I’ve been trying to come up with something poignant and meaningful to write about the holiday time this year but I haven’t been able to come up with anything so here’s what’s been muddling around inside my think meats for the past couple weeks.
I don’t particularly care for the Christmas season; mostly because it just reminds me that I’m missing my sister and my father and that I can never truly understand the people who get excited for Christmas months in advance. (I’m of the opinion that these people have either never had anything tragic happen in their life or that they are under the age where one realizes the world is not handed to you on a silver platter.) Each year I identify with Ebenezer Scrooge a bit more. (Sidebar: this is my favorite Christmas story, hands down. The redemption of the crotchety, horrid, old man is awesome and it has a touch of the scary for good measure. I also secretly hope that if I ever get to that point Charles Dickens himself would show up at my bedside and direct me through my past, present, and possible future. I watch several iterations of it each year and cry every time. Yes, even for the Muppet version.)
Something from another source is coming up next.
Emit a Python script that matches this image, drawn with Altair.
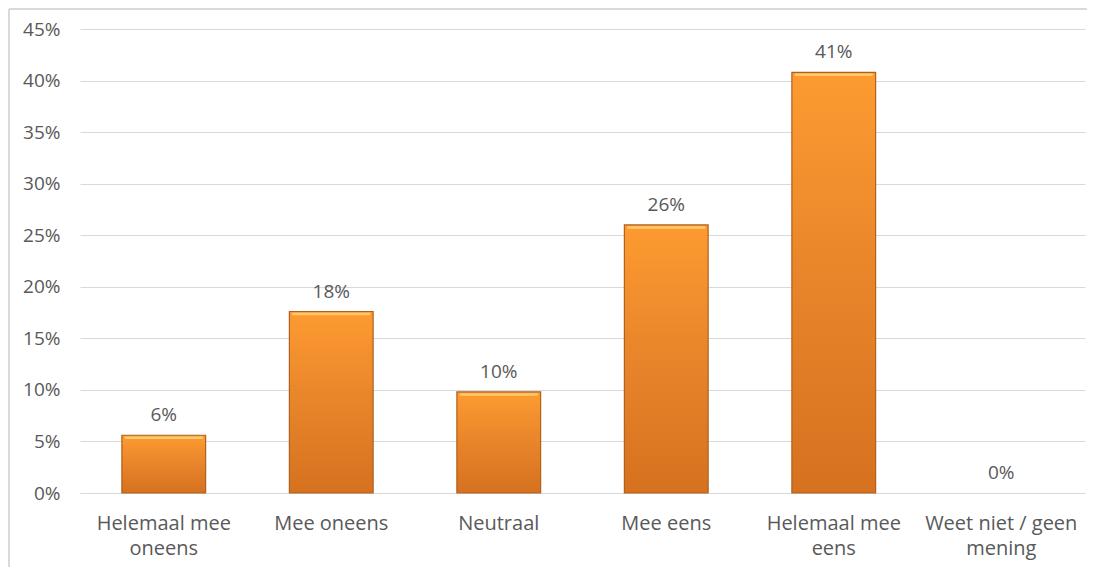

Look, this time of year sucks for a ton of people. Maybe you’ve lost someone (or several someones) and that empty chair at the table just makes you want to break down all over again. Maybe it’s because you have no one and no where to go and the constant reminders that seemingly everyone else is getting together with family and friends for Hanukkah or Christmas or Solstice just twists that knife a little deeper. Maybe you have family but opt out of visiting because of reasons. Maybe your family has opted out of your life because they believe their rules are more important than loving another human being. Maybe, maybe it’s just too stressful because you are worrying about pleasing all the people around you and the thought of doing that for one more day has depleted all your spoons for the next decade.
It doesn’t matter whatever reason, big or small, you may have for being down during the holiday season. It could be the fact that you just realized you only have eight forks instead of nine and great aunt Myrtle is now going to have to eat her goose with a spork.
It’s okay if you’re not the reincarnation of the happiest person on earth. It’s okay if you get invited to one more party and you say no because you just don’t feel like it. A lot of the time I think the sentiment is: Let’s just get through December so we have a nice holiday and then all hell can break loose. Your mental health doesn’t magically improve because there are colored lights everywhere and songs about dying parents needing footwear on the radio. (Seriously the writer of that song is a special kind of sadistic. I mean, did they sit down one day and ask themselves, “How can I make more people sad during the time of year when seasonal effective disorder is a great concern?”)
So, stay home from the party put on by the office coworker you almost never talk to. Order a pizza and watch ridiculous Christmas horror movies (the cheesier the better). Make yourself a very large cup of tea, turn on the yule log YouTube video, and point the space heater at your toes so it feels realistic. Breath.